Inflation divergence is an important metric to consider because the ECB runs one monetary policy for the whole Union. If growth is uneven and if the Union's inflation forces are uneven, it's hard to get the job done with a single monetary policy. This is especially true because the ECB does not have any regional tools whatsoever. Nor does it have any regional mandate. Essentially regional inflation differences remain unexplained. If the one were an integrated whole it is unlikely that inflation would differ by country so much. One way of reconciling what we observe is that the persisting inflation differences are evidence of a lack of European integration.

At the ongoing EU summit there is a clear recognition that things have gone wrong. A number of leaders are looking for ways to try to inject growth into their economies. There a common concern over the level of youth-unemployment. It is one common problem over which there are very concerns if not actions. However, Angela Merkel is not in favor of letting up one iota on the push to austerity. Germany has even intensified its own push, setting its sights on a balanced budget.

However, the rest of the zone is in a very different mood with Hollande in France under extreme political pressure and with the political system in Italy under extreme pressure from a public that does not want to take it anymore. Spain, Portugal and Greece continue to have their own problems but they too are focused on the ill effects of austerity.

Austerity has turned inflation tendencies on their heads. Since EMU was formed, Greece has had the largest aggregate rise in its price level, a gain of 46.4% averaging a little over 3% per year on inflation; Germany has had the lowest inflation with its price level rising just 25.2% averaging a 1.7% per year gain. However, over the past year, the second lowest growth rate for inflation in EMU in the original 11 members is Greece at 0.2%. Germany is running a 1.7% pace close to the 1.8% weighted average for all of EMU. And of course this is the way that austerity has to work. If Greece is going to regain its competitiveness and it is still some 21 percentage points short of getting its price level back to where it was when EMU was formed it will have to run a slower inflation rate than Germany. But Germany always tends to run a relatively modest pace, this means for Greece to make any progress it will have to be virtually inflation free. If Greece were to be able to maintain the inflation advantage on Germany it currently has, it would still take it 14 years to get its price level back to what it was when the European Monetary Union was formed.

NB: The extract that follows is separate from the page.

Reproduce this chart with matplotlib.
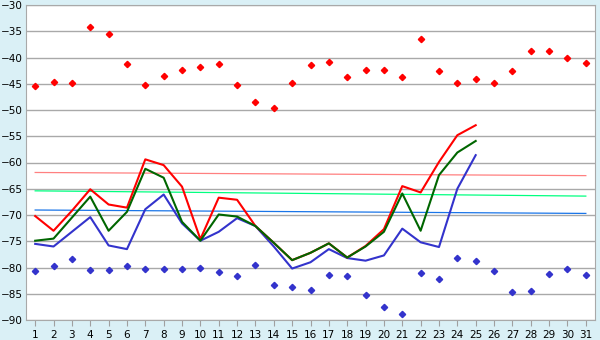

It is calculations like this the cause me to wonder how austerity could ever work. It's unimaginable that Greece could hold up under this kind of pressure for another 14 years. Portugal, too, is making progress. Its inflation rate over the past year is only 0.1%. It, too, is beginning to gain back some of its lost competitiveness. Spain's inflation rate at 2.9% suggests that it's losing even more ground to Germany. Whatever else austerity is doing is not restoring price competitiveness in Spain.

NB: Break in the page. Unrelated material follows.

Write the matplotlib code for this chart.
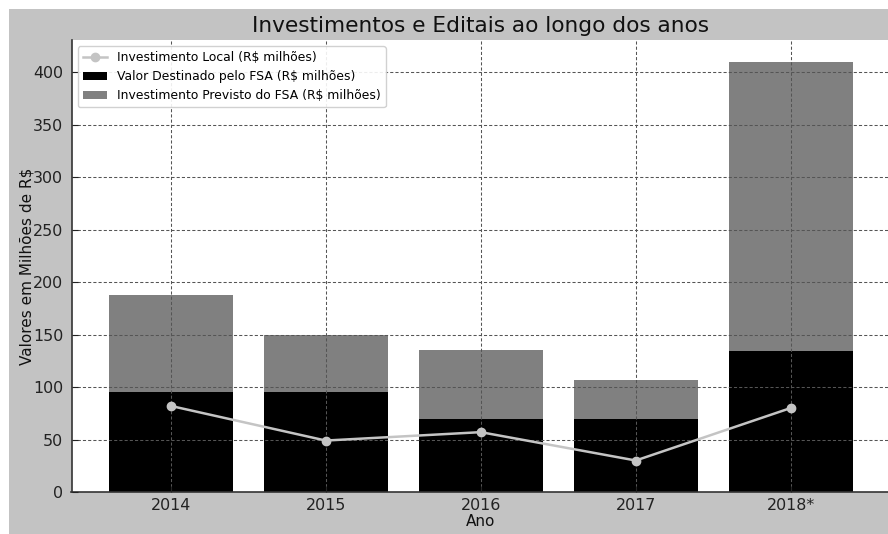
import matplotlib
matplotlib.use("Agg")
import matplotlib.pyplot as plt
from matplotlib.patches import Rectangle
import numpy as np

anos = ["2014", "2015", "2016", "2017", "2018*"]
investimento_local = [82, 49, 57, 30, 80]
valor_destinado_fsa = [95, 95, 70, 70, 134]
investimento_previsto_total = [188, 150, 135, 107, 410]
investimento_previsto_extra = [t - v for t, v in zip(investimento_previsto_total, valor_destinado_fsa)]

W, H = 888, 534
fig = plt.figure(figsize=(W / 100, H / 100), dpi=100, facecolor="white")
fig.patches.append(Rectangle((9 / W, 0), 1 - 9 / W, 1 - 9 / H, transform=fig.transFigure,
                             facecolor="#c3c3c3", edgecolor="none", zorder=-10))

ax = fig.add_axes([71.5 / W, (H - 492) / H, (890 - 71.5) / W, (492 - 40) / H])
ax.set_facecolor("white")

x = np.arange(len(anos))
ax.plot(x, investimento_local, color="#c4c4c4", marker="o", markersize=6, linewidth=1.8,
        label="Investimento Local (R$ milhões)", zorder=3)
ax.bar(x, valor_destinado_fsa, width=0.8, color="black", label="Valor Destinado pelo FSA (R$ milhões)", zorder=1)
ax.bar(x, investimento_previsto_extra, width=0.8, bottom=valor_destinado_fsa, color="#808080",
       label="Investimento Previsto do FSA (R$ milhões)", zorder=1)

ax.set_xticks(x)
ax.set_xticklabels(anos)
ax.set_xlim(-0.64, 4.64)
ax.set_ylim(0, 430.5)
ax.set_yticks(np.arange(0, 401, 50))
ax.tick_params(direction="in", length=4, labelsize=11.4, colors="#222222")
ax.tick_params(axis="x", pad=4)
ax.tick_params(axis="y", pad=6)
ax.set_axisbelow(False)
ax.grid(True, linestyle=(0, (3, 2)), color="#555555", linewidth=0.75, zorder=2)

for side in ("top", "right"):
    ax.spines[side].set_visible(False)
for side in ("left", "bottom"):
    ax.spines[side].set_color("#333333")
    ax.spines[side].set_linewidth(1.2)

ax.set_title("Investimentos e Editais ao longo dos anos", fontsize=15.6, color="#111111", pad=6)
ax.set_xlabel("Ano", fontsize=11, color="#111111", labelpad=1)
ax.set_ylabel("Valores em Milhões de R$", fontsize=11, color="#111111", labelpad=-1)

leg = ax.legend(loc="upper left", fontsize=8.9, frameon=True, fancybox=True, framealpha=0.9,
                edgecolor="#cccccc", borderaxespad=0.5)

fig.savefig("out.png", dpi=100, facecolor=fig.get_facecolor())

The ongoing European summit has a lot of issues on its table. It is trying to deal with a common foreign-policy with Syria, it has the potential bailout in Cyprus, it is concerned about some of the political changes in Hungary. And as difficult as these political decisions are, they not as difficult as economic decisions that clearly need to be made and that, for that reason, never make any progress.

It's observations like this that cause me to still appreciate some of the economic models with their smooth and continuous functions and what we can learn from them about economic interactions and the effectiveness economic policy. But, at the same time, these observations cause me to realize that this world is not the real world. What we seem to see is something building up in a fashion that's described by catastrophe theory, where you don't get the smooth and continuous changes. Rather you get nothing. You get a logjam and then at some point the dam bursts and things change because those smooth and continuous adjustments did not take place.

Spain is not making a progress. Italy has brought its inflation rate down to 2.1% but the tension and cost of doing this seems to have burst its political system Greece is making progress but at a cost that seems far too great for it to stay the course; Portugal is that same boat..

What will happen? Look at the summit and Angela Merkel sticking in her heels in and refusing to modify her approach. She seems to be ensuring that Europe will at some point, at some date, one that is very hard to specify, find that it will come apart at the seams. If Europe refuses to change this policy that is bottling up economic and political pressures there is no doubt that at some point it will have to blow off steam. Moderation or backtracking from this severe course might work. But that is not likely. What seems most likely is that pressures will reach that point of blowing off steam before they reach the point where austerity will have achieved its objective. Despite the improvement in inflation there are clear signals that that is not enough: it's not fast enough and it's not cheap enough. But there will be no compromise.